11.4 All notices or reports which are required or may be given pursuant to this Agreement shall be in writing and shall be deemed duly given when delivered to the respective executive offices of ECUITY EDGE and Customer at the addresses first set forth in any Work Order, registration form or the preamble to these General Terms and Conditions. Where in this Article 11.4 or elsewhere in this Agreement written form is required, that requirement can be met by facsimile transmission, exchange of letters or other written form.
11.5 Excluding payment obligations, any delay or nonperformance of any provision of this Agreement caused by conditions beyond the reasonable control of the performing party shall not constitute a breach of this Agreement, and the time for performance of such provision, if any, shall be deemed to be extended for a period equal to the duration of the conditions preventing performance.
11.6 This Agreement constitutes the complete and exclusive statement of the agreement between ECUITY EDGE and Customer, and all previous representations, discussions, and writings are merged in, and superseded by this Agreement. This Agreement may be modified only by a writing signed by both parties.
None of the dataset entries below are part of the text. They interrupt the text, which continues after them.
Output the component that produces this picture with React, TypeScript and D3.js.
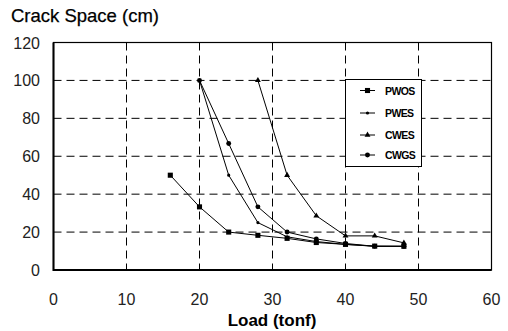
import React, { useEffect, useRef } from 'react';
import * as d3 from 'd3';

// Load (tonf) values and crack spacing (cm) per specimen
const pwosLoad = [16, 20, 24, 28, 32, 36, 40, 44, 48];
const pwosSpace = [50, 33.3, 20, 18.3, 16.7, 14.5, 13.5, 12.6, 12.5];
const pwesLoad = [20, 24, 28, 32, 36, 40, 44, 48];
const pwesSpace = [100, 50, 25, 17.5, 15, 13.5, 12.5, 12.5];
const cwesLoad = [28, 32, 36, 40, 44, 48];
const cwesSpace = [100, 50, 28.6, 18, 18, 14.3];
const cwgsLoad = [20, 24, 28, 32, 36, 40, 44, 48];
const cwgsSpace = [100, 66.7, 33.3, 20, 16.4, 14, 12.5, 12.5];

const seriesNames = ['PWOS', 'PWES', 'CWES', 'CWGS'];
const markerTypes = ['square', 'diamond', 'triangle', 'circle'];

const xTicks = [0, 10, 20, 30, 40, 50, 60];
const yTicks = [0, 20, 40, 60, 80, 100, 120];

const App = () => {
  const ref = useRef<SVGSVGElement>(null);

  useEffect(() => {
    const svg = d3.select(ref.current);
    svg.selectAll('*').remove();

    const margin = { top: 42.5, left: 53.5, right: 16.5, bottom: 61 };
    const W = 508, H = 331;
    const x = d3.scaleLinear().domain([0, 60]).range([margin.left, W - margin.right]);
    const y = d3.scaleLinear().domain([0, 120]).range([H - margin.bottom, margin.top]);

    const font = '"Liberation Sans", Arial, sans-serif';

    // grid
    const grid = svg.append('g')
      .attr('stroke', '#000')
      .attr('stroke-width', 1)
      .attr('stroke-dasharray', '8,5');
    grid.selectAll('line.v')
      .data(xTicks.slice(1, -1))
      .enter().append('line')
      .attr('x1', d => x(d)).attr('x2', d => x(d))
      .attr('y1', y(120)).attr('y2', y(0));
    grid.selectAll('line.h')
      .data(yTicks.slice(1, -1))
      .enter().append('line')
      .attr('x1', x(0)).attr('x2', x(60))
      .attr('y1', d => y(d)).attr('y2', d => y(d));

    // frame
    svg.append('rect')
      .attr('x', x(0)).attr('y', y(120))
      .attr('width', x(60) - x(0)).attr('height', y(0) - y(120))
      .attr('fill', 'none').attr('stroke', '#000').attr('stroke-width', 1.2);
    svg.append('path')
      .attr('d', `M${x(0)},${y(120)}V${y(0)}H${x(60)}`)
      .attr('fill', 'none').attr('stroke', '#000').attr('stroke-width', 2);

    // tick labels
    svg.append('g').selectAll('text')
      .data(yTicks)
      .enter().append('text')
      .attr('x', 40).attr('y', d => y(d) + 6)
      .attr('text-anchor', 'end')
      .attr('font-family', font).attr('font-size', 16).attr('fill', '#222')
      .text(d => d);
    svg.append('g').selectAll('text')
      .data(xTicks)
      .enter().append('text')
      .attr('x', d => x(d)).attr('y', 305)
      .attr('text-anchor', 'middle')
      .attr('font-family', font).attr('font-size', 16).attr('fill', '#222')
      .text(d => d);

    // titles
    svg.append('text')
      .attr('x', 11).attr('y', 22)
      .attr('font-family', font).attr('font-size', 18.5).attr('fill', '#000')
      .attr('stroke', '#000').attr('stroke-width', 0.25)
      .text('Crack Space (cm)');
    svg.append('text')
      .attr('x', 272).attr('y', 326)
      .attr('text-anchor', 'middle')
      .attr('font-family', font).attr('font-size', 17).attr('font-weight', 'bold')
      .text('Load (tonf)');

    const series = [
      { load: pwosLoad, space: pwosSpace },
      { load: pwesLoad, space: pwesSpace },
      { load: cwesLoad, space: cwesSpace },
      { load: cwgsLoad, space: cwgsSpace },
    ];

    const symbolFor = (t: string) => {
      if (t === 'square') return d3.symbol(d3.symbolSquare, 26)();
      if (t === 'diamond') return d3.symbol(d3.symbolCircle, 8)();
      if (t === 'triangle') return d3.symbol(d3.symbolTriangle, 15)();
      return d3.symbol(d3.symbolCircle, 19)();
    };

    const line = d3.line<[number, number]>()
      .x(d => x(d[0]))
      .y(d => y(d[1]));

    series.forEach((s, i) => {
      const pts: [number, number][] = s.load.map((l, j) => [l, s.space[j]]);
      svg.append('path')
        .attr('d', line(pts))
        .attr('fill', 'none').attr('stroke', '#000').attr('stroke-width', 1);
      svg.append('g').selectAll('path')
        .data(pts)
        .enter().append('path')
        .attr('transform', d => `translate(${x(d[0])},${y(d[1])})`)
        .attr('d', symbolFor(markerTypes[i]))
        .attr('fill', '#000');
    });

    // legend
    const lx = 345.5, ly = 79.5;
    const legend = svg.append('g').attr('transform', `translate(${lx},${ly})`);
    legend.append('rect')
      .attr('width', 76).attr('height', 87)
      .attr('fill', '#fff').attr('stroke', '#000').attr('stroke-width', 1);
    const rows = [11, 33.5, 55.5, 75.5];
    seriesNames.forEach((name, i) => {
      const g = legend.append('g').attr('transform', `translate(0,${rows[i]})`);
      g.append('line')
        .attr('x1', 14.5).attr('x2', 29.5)
        .attr('stroke', '#000').attr('stroke-width', 1);
      g.append('path')
        .attr('transform', 'translate(22,0)')
        .attr('d', symbolFor(markerTypes[i]))
        .attr('fill', '#000');
      g.append('text')
        .attr('x', 39.5).attr('y', 4)
        .attr('font-family', font).attr('font-size', 10.5).attr('font-weight', 'bold')
        .attr('letter-spacing', -0.6)
        .text(name);
    });
  }, []);

  return (
    <svg
      ref={ref}
      width={508}
      height={331}
      style={{ position: 'absolute', left: 0, top: 0, background: '#fff' }}
    />
  );
};

export default App;
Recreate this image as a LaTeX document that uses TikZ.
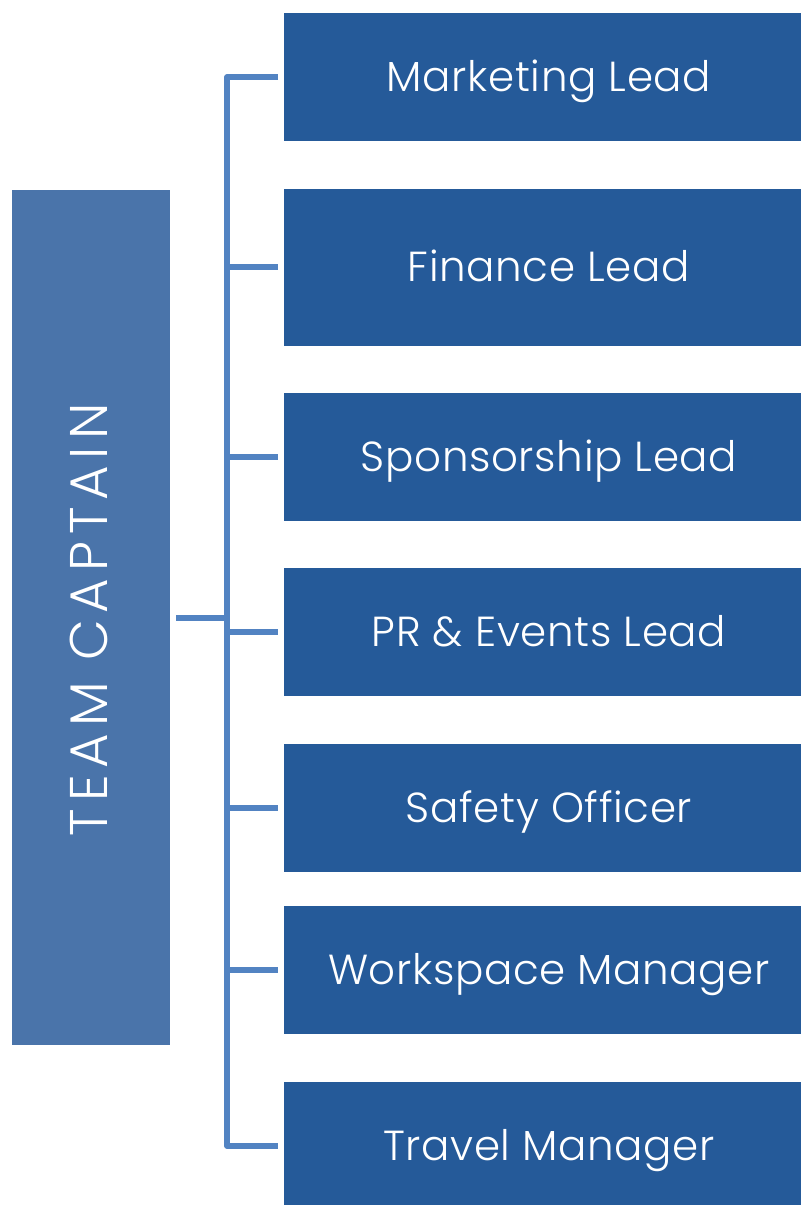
\documentclass[tikz,border=0pt]{standalone}
\usepackage{fontspec}
\setmainfont{Poppins}[UprightFont=* Light]
\newfontfamily\roleface{Poppins}[UprightFont=* Light,LetterSpace=1.5]
\newfontfamily\captface{Poppins}[UprightFont=* Light,LetterSpace=13]
\definecolor{rolefill}{HTML}{255A99}
\definecolor{captfill}{HTML}{4A74AA}
\definecolor{linkcol}{HTML}{5283C2}
\begin{document}
\begin{tikzpicture}[x=1pt,y=-1pt,
  rolebox/.style={fill=rolefill,draw=none},
  rolelabel/.style={text=white,anchor=base,font=\roleface\fontsize{42}{46}\selectfont,inner sep=0pt},
  link/.style={draw=linkcol,line width=5.5pt,line join=round}]
\useasboundingbox (0,0) rectangle (801,1205);
% head of the team
\fill[captfill] (12,190) rectangle (170,1045);
\node[text=white,anchor=base,rotate=90,inner sep=0pt,font=\captface\fontsize{53}{58}\selectfont] (capt) at (107,620) {TEAM CAPTAIN};
\coordinate (captR) at (176,618);
% role boxes
\fill[rolebox] (284,13) rectangle (801,141);
\fill[rolebox] (284,189) rectangle (801,346);
\fill[rolebox] (284,393) rectangle (801,521);
\fill[rolebox] (284,568) rectangle (801,696);
\fill[rolebox] (284,744) rectangle (801,872);
\fill[rolebox] (284,906) rectangle (801,1034);
\fill[rolebox] (284,1082) rectangle (801,1205);
\node[rolelabel] (r1) at (549,91) {Marketing Lead};
\node[rolelabel] (r2) at (549,281) {Finance Lead};
\node[rolelabel] (r3) at (549,471) {Sponsorship Lead};
\node[rolelabel] (r4) at (549,646) {PR \& Events Lead};
\node[rolelabel] (r5) at (549,822) {Safety Officer};
\node[rolelabel] (r6) at (549,984) {Workspace Manager};
\node[rolelabel] (r7) at (549,1160) {Travel Manager};
% tick ends at the role boxes
\foreach \i/\y in {1/77,2/267,3/457,4/632,5/808,6/970,7/1146}{
  \coordinate (t\i) at (278,\y);
}
% connector tree
\draw[link] (t1) -- (227,77) -- (227,1146) -- (t7);
\foreach \i in {2,...,6}{\draw[link] (227,0 |- t\i) -- (t\i);}
\draw[link] (captR) -- (227,618);
\end{tikzpicture}
\end{document}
This Agreement shall prevail over any additional, conflicting, or inconsistent terms and conditions which may appear on any purchase order or other document furnished by Customer to ECUITY EDGE. This Agreement shall not be assigned by Customer.
11.7 The following order of precedence shall be applied in the event of conflict or inconsistency between provisions of the components of this Agreement: (i) the Work Order; and (ii) and these Terms and Conditions.